── Extracted records

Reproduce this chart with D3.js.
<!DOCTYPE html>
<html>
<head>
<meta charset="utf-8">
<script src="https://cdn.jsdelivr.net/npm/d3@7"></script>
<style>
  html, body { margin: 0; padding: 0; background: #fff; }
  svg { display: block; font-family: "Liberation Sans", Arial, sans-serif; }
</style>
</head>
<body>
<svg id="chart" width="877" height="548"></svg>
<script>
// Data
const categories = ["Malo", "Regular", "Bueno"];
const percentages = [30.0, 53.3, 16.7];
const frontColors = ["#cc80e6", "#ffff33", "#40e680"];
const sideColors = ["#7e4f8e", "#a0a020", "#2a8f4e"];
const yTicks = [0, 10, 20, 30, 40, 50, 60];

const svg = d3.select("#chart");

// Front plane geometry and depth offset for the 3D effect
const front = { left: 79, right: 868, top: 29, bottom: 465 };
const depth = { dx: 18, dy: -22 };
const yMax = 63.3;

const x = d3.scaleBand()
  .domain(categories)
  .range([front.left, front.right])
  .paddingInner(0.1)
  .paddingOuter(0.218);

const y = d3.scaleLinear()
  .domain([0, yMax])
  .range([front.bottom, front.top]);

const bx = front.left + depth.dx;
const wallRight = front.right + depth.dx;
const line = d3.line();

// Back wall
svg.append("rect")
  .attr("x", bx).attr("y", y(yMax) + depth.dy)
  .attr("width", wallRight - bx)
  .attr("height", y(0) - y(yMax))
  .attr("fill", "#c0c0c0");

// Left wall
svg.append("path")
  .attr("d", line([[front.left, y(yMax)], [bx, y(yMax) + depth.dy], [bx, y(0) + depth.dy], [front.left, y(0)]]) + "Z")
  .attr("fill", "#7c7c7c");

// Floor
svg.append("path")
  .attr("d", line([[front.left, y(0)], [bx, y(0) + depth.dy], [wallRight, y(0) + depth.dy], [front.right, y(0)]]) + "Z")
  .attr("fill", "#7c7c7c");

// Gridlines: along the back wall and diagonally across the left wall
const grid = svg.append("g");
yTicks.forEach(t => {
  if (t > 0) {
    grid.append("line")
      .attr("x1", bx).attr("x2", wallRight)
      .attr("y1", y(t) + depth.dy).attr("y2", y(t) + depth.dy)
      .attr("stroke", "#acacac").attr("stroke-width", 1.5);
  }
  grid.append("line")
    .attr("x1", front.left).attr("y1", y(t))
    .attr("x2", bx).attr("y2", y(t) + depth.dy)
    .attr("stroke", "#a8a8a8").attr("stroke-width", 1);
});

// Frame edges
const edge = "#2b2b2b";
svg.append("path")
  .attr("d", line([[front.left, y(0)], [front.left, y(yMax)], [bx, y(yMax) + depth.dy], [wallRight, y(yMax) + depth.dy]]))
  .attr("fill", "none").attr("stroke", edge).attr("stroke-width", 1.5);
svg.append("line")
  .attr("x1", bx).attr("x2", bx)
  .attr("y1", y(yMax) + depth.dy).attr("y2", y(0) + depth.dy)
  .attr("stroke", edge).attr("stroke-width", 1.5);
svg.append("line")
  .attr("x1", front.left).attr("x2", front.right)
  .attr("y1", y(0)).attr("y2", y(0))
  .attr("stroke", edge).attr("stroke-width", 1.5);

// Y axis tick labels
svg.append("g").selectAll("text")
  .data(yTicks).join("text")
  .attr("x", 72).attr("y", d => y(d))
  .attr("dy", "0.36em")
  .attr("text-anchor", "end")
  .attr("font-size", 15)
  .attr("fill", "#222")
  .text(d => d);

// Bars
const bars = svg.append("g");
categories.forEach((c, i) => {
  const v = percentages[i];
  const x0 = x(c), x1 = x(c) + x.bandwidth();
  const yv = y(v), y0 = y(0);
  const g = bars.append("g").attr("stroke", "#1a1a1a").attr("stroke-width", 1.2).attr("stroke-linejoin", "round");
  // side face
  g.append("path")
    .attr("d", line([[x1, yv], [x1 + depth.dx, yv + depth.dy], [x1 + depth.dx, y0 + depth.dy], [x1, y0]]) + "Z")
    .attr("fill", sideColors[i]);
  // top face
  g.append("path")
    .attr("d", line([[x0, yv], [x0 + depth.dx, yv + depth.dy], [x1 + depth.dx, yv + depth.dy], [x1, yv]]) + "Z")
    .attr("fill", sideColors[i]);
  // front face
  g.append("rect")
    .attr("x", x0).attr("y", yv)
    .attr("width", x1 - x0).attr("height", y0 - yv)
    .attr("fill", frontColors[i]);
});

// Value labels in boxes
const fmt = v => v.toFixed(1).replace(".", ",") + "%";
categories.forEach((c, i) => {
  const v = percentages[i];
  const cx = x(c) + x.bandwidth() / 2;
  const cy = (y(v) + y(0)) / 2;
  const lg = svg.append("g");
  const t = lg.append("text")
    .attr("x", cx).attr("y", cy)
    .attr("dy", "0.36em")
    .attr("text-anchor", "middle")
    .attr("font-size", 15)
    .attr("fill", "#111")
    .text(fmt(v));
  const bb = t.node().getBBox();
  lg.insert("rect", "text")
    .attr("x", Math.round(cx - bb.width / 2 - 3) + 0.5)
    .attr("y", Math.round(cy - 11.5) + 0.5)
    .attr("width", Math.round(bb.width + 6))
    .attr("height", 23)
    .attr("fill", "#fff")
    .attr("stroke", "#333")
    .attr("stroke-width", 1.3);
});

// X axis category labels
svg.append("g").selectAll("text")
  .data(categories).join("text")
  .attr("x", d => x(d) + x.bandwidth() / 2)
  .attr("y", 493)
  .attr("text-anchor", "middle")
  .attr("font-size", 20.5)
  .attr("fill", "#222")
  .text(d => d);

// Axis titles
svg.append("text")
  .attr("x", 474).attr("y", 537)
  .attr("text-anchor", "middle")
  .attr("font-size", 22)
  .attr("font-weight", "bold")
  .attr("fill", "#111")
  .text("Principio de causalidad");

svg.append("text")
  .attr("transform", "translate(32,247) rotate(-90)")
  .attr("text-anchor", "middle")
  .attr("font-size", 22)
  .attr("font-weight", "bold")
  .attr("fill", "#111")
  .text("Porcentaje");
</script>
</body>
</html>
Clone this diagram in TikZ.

────

Your objective:
Using the listing above, locate the lines that hold "chart" and copy each one.

The answer:
Reproduce this chart with D3.js.
<svg id="chart" width="877" height="548"></svg>
const svg = d3.select("#chart");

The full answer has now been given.